I decided I wanted one last adventure overseas, including some hamming, so in 2000 I sought a job as Peace Corps country director. My application was accepted, and not surprisingly in view of my previous experience in Francophone Africa, I was sent to Niger.
Despite my intentions, my return to ham radio was delayed for more than a year, as I concentrated on my new job leading and supporting 120 young American Peace Corps Volunteers. By 2002, however, I was licensed by the Niger government and began ham operations. As one of only two hams in Niger, I was in much demand by hams around the world, and I happily obliged with many evenings and weekends on the air, helping pass my remaining four years in Niger very pleasantly.
An Ideal Hobby
Throughout my diplomatic service I tried to contribute to the ham radio hobby by acquainting senior host country officials with it. When I invited cabinet ministers and other local leaders to dinners and other official functions I would often take them to the ham shack to make a few contacts. It was unusual after-dinner entertainment for them, and perhaps it helped smooth the way for subsequent ham operations.
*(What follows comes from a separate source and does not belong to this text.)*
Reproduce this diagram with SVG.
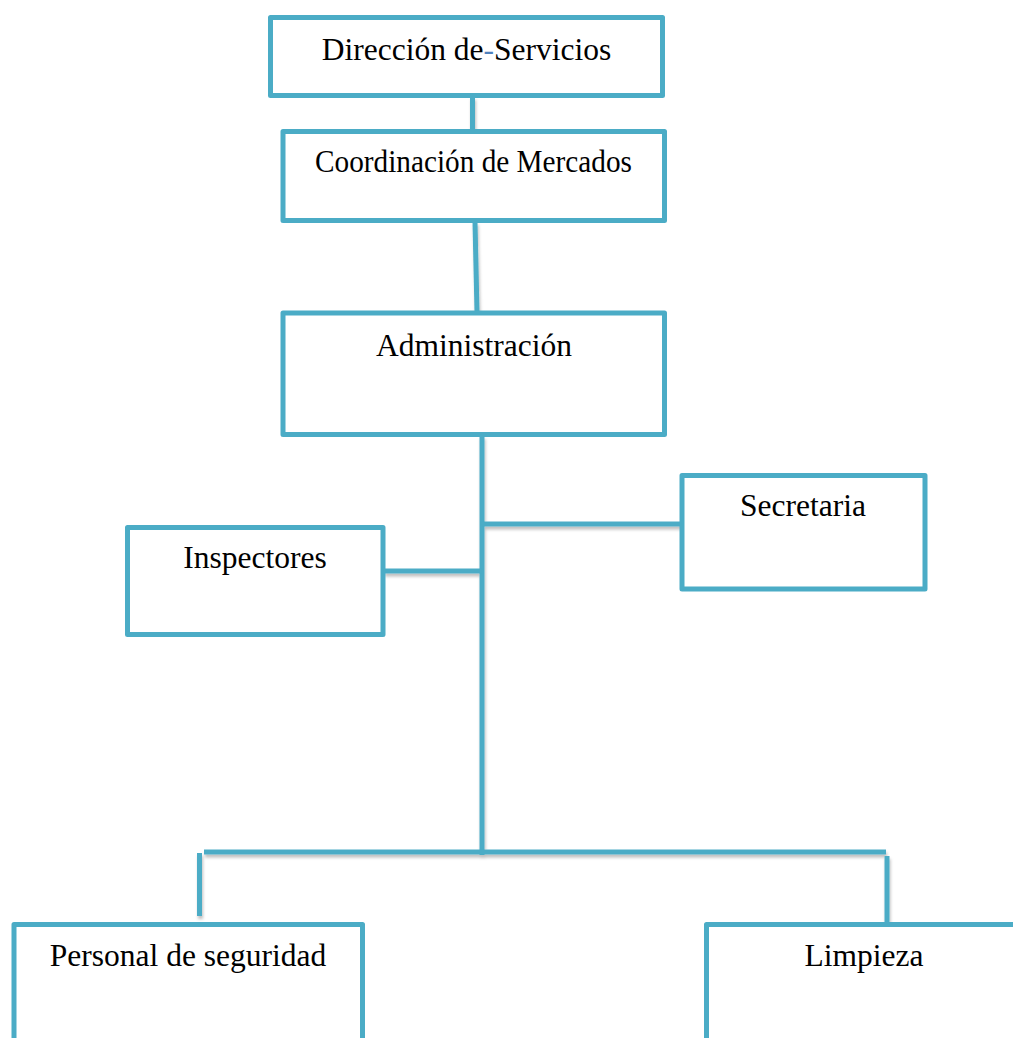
<svg xmlns="http://www.w3.org/2000/svg" width="1013" height="1038" viewBox="0 0 1013 1038">
  <style>
    .box { fill: #ffffff; stroke: #4bacc6; stroke-width: 5; stroke-linejoin: round; }
    .lbl { font-family: "Liberation Serif", "Times New Roman", serif; font-size: 31.5px; fill: #000000; text-anchor: middle; }
    .wire { stroke: #4bacc6; stroke-width: 5; fill: none; }
  </style>
  <defs>
    <filter id="shade" filterUnits="userSpaceOnUse" x="0" y="0" width="1013" height="1038">
      <feDropShadow dx="1" dy="3" stdDeviation="1.5" flood-color="#000000" flood-opacity="0.25"/>
    </filter>
  </defs>
  <rect width="1013" height="1038" fill="#ffffff"/>

  <!-- connectors -->
  <g id="connectors" filter="url(#shade)">
    <line class="wire" x1="472.5" y1="97" x2="472.5" y2="130"/>
    <line class="wire" x1="475" y1="222" x2="477" y2="312"/>
    <line class="wire" x1="482" y1="436" x2="482" y2="855"/>
    <line class="wire" x1="482" y1="524" x2="681" y2="524"/>
    <line class="wire" x1="384" y1="571" x2="482" y2="571"/>
    <line class="wire" x1="204" y1="852" x2="886" y2="852"/>
    <line class="wire" x1="199.5" y1="853" x2="199.5" y2="916"/>
    <line class="wire" x1="887" y1="856" x2="887" y2="923"/>
  </g>

  <!-- nodes -->
  <g id="direccion">
    <rect class="box" x="270.5" y="17.5" width="392" height="78"/>
    <text class="lbl" x="466.5" y="60">Dirección de<tspan fill="#4f81bd">-</tspan>Servicios</text>
  </g>
  <g id="coordinacion">
    <rect class="box" x="283" y="131.5" width="381.5" height="89"/>
    <text class="lbl" x="473.5" y="172" font-size="29.5" textLength="317" lengthAdjust="spacingAndGlyphs">Coordinación de Mercados</text>
  </g>
  <g id="administracion">
    <rect class="box" x="283" y="313" width="381.5" height="121.5"/>
    <text class="lbl" x="474" y="356">Administración</text>
  </g>
  <g id="secretaria">
    <rect class="box" x="682" y="475.5" width="243" height="113.5"/>
    <text class="lbl" x="803" y="516">Secretaria</text>
  </g>
  <g id="inspectores">
    <rect class="box" x="127.5" y="527.5" width="255.5" height="107"/>
    <text class="lbl" x="255" y="568">Inspectores</text>
  </g>
  <g id="seguridad">
    <rect class="box" x="14" y="924.5" width="348.5" height="140"/>
    <text class="lbl" x="188" y="966">Personal de seguridad</text>
  </g>
  <g id="limpieza">
    <rect class="box" x="706.5" y="924.5" width="340" height="140"/>
    <text class="lbl" x="864" y="966">Limpieza</text>
  </g>
</svg>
Reflecting on these years of operating as an exotic DX station from the posts to which my career took me, I recognize that ham radio was an ideal hobby, providing endless hours of relaxation and entertainment as well as practical help in emergencies. There was always a new antenna to try out, along with the challenge of building it from locally available material – mostly bamboo, wire, and rope. Ham contests were a particular passion, but I also spent many hours giving out contacts to those who needed a new country, chatting with old friends, and looking for other rare DX stations for my own logbook.
As I took down my antennas and disposed of my equipment in 2006, in preparation for leaving Niger and retirement in Virginia, I realized that this was the end of my last great ham radio adventure as well as the close of my full-time working career. But I cherish some extraordinary ham memories.
An earlier version of this article was published in the June 2009 issue of QST, the official journal of the American Radio Relay League, the national association for amateur radio.
Jim Bullington is currently retired in Williamsburg, Virginia. He is editor of American Diplomacy and a Senior Fellow at the Joint Forces Staff College in Norfolk.